The bill would give the Food and Drug Administration authority to stop imports from countries that have unsafe handling, sanitation, storage, processing or shipping practices. The FDA could also halt imports from countries that refuse to allow those systems to be inspected.

The Agriculture Department already has this authority for imported meat and poultry. The FDA must attempt to inspect food as it arrives in U.S. ports and only checks about 2 percent. ''The health of American families should not be put at risk by fruits and vegetables from countries that are known to have inadequate food safety programs,'' said Rep. Anna Eshoo, D-Calif., the main House sponsor.

Little hard evidence is available to support claims that imported foods are more hazardous than those produced domestically. But for 57-year-old Gloria Doyle of Chevy Chase, Md., the imported raspberries contaminated with cyclospora that sickened her for three months are evidence enough.

''Nine months ago, I had never heard of it,'' said Ms. Doyle, who attended the ceremony, referring to the microbe. ''No American should have to go through a life-threatening experience because of contaminated food.''

Food-safety advocates welcomed Clinton's support of the measure, which they said could help them gain enough momentum to attract some Republican support in Congress.
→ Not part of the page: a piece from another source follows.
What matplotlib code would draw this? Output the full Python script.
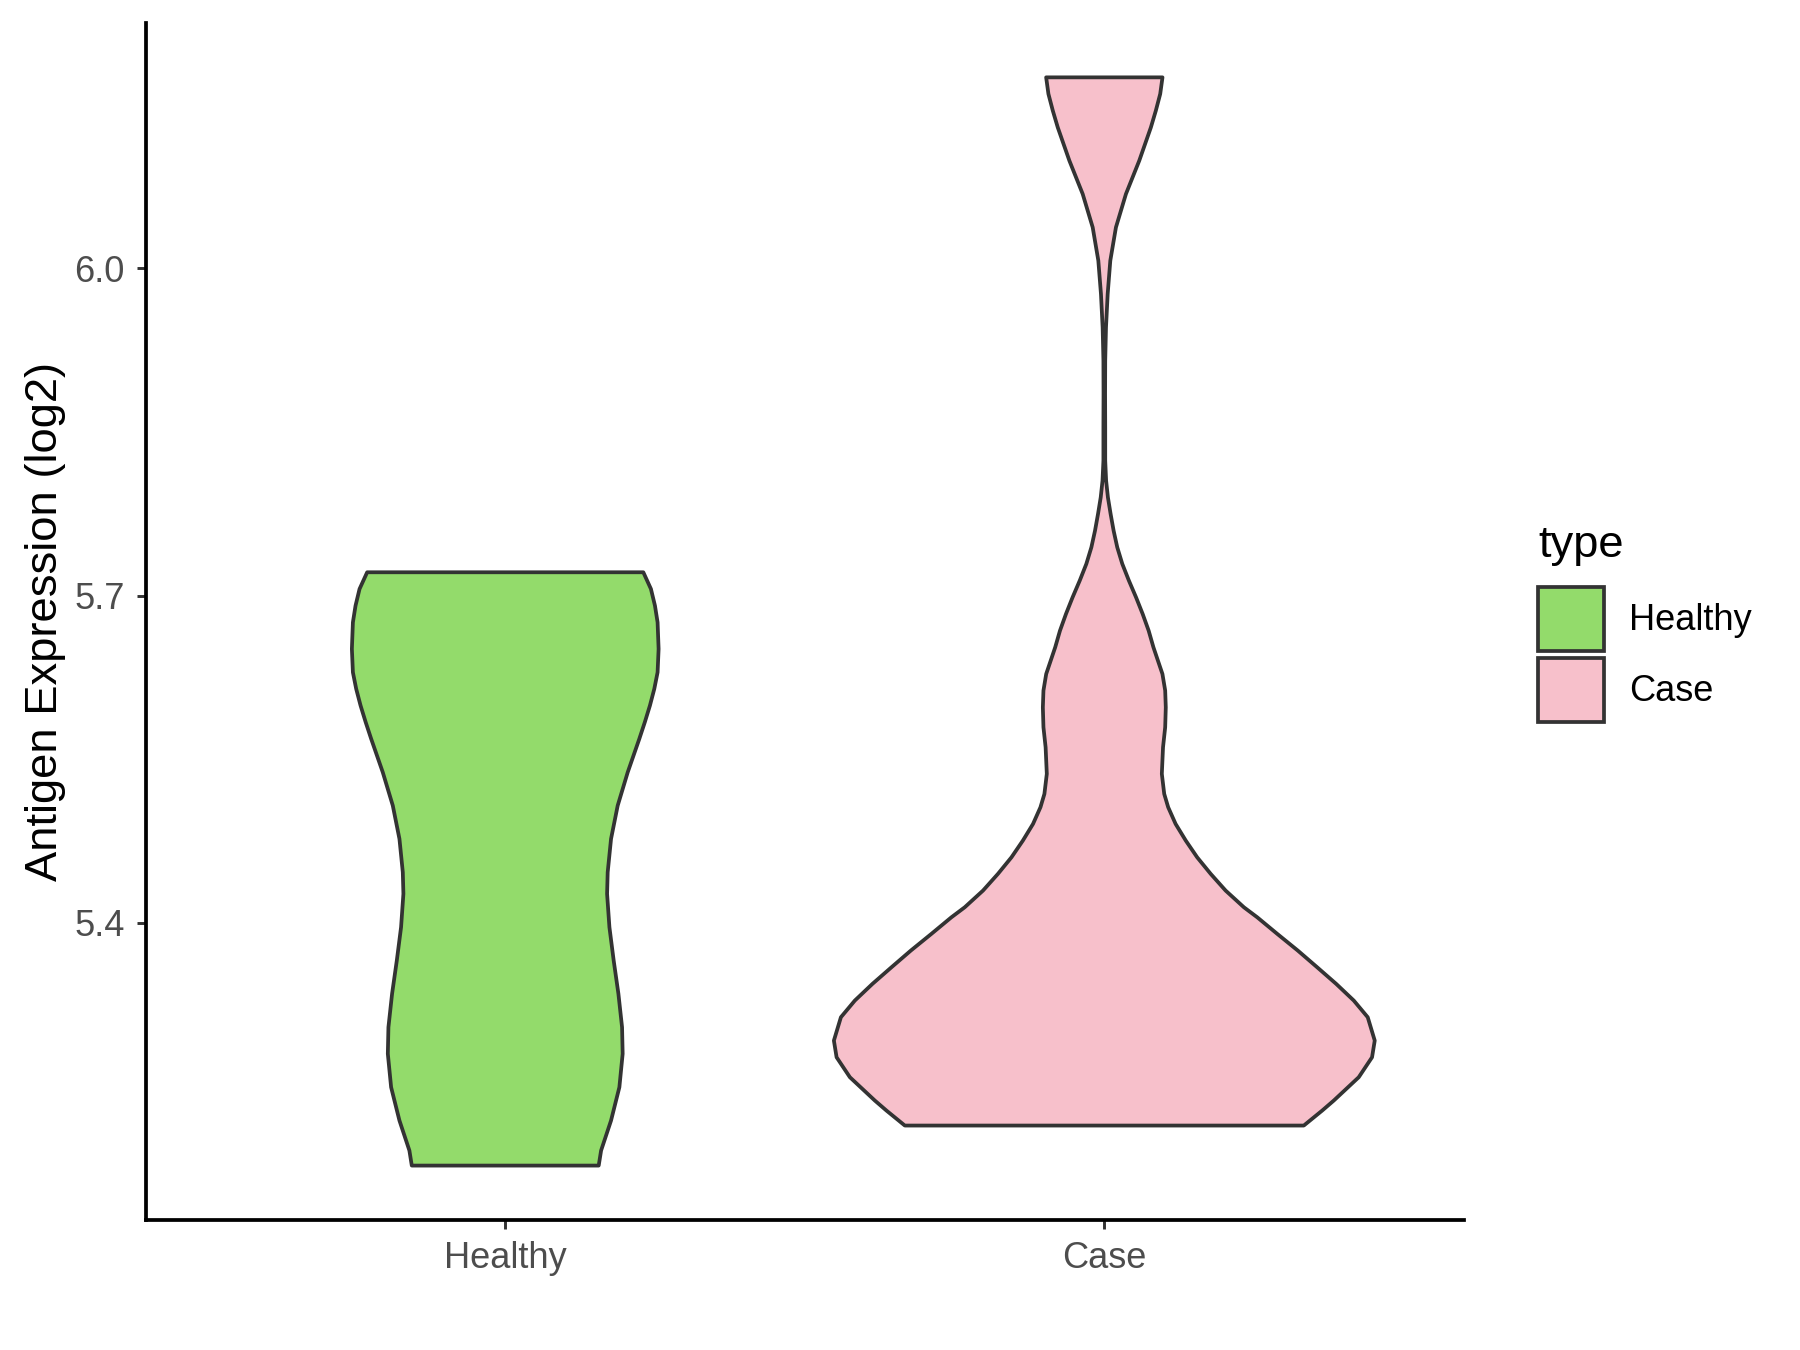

The food industry, however, said imported food is already held to high U.S. standards and that broad new authority may not be necessary.

''The most appropriate means of addressing the safety of imported fruits and vegetables is to provide FDA with more inspection and enforcement resources, not an open-ended regulatory bill,'' said John Aguirre, vice president of the United Fresh Fruit and Vegetable Association.

Mr. Clinton has also asked for $25 million to hire some 250 more FDA inspectors in the fiscal 1999 budget.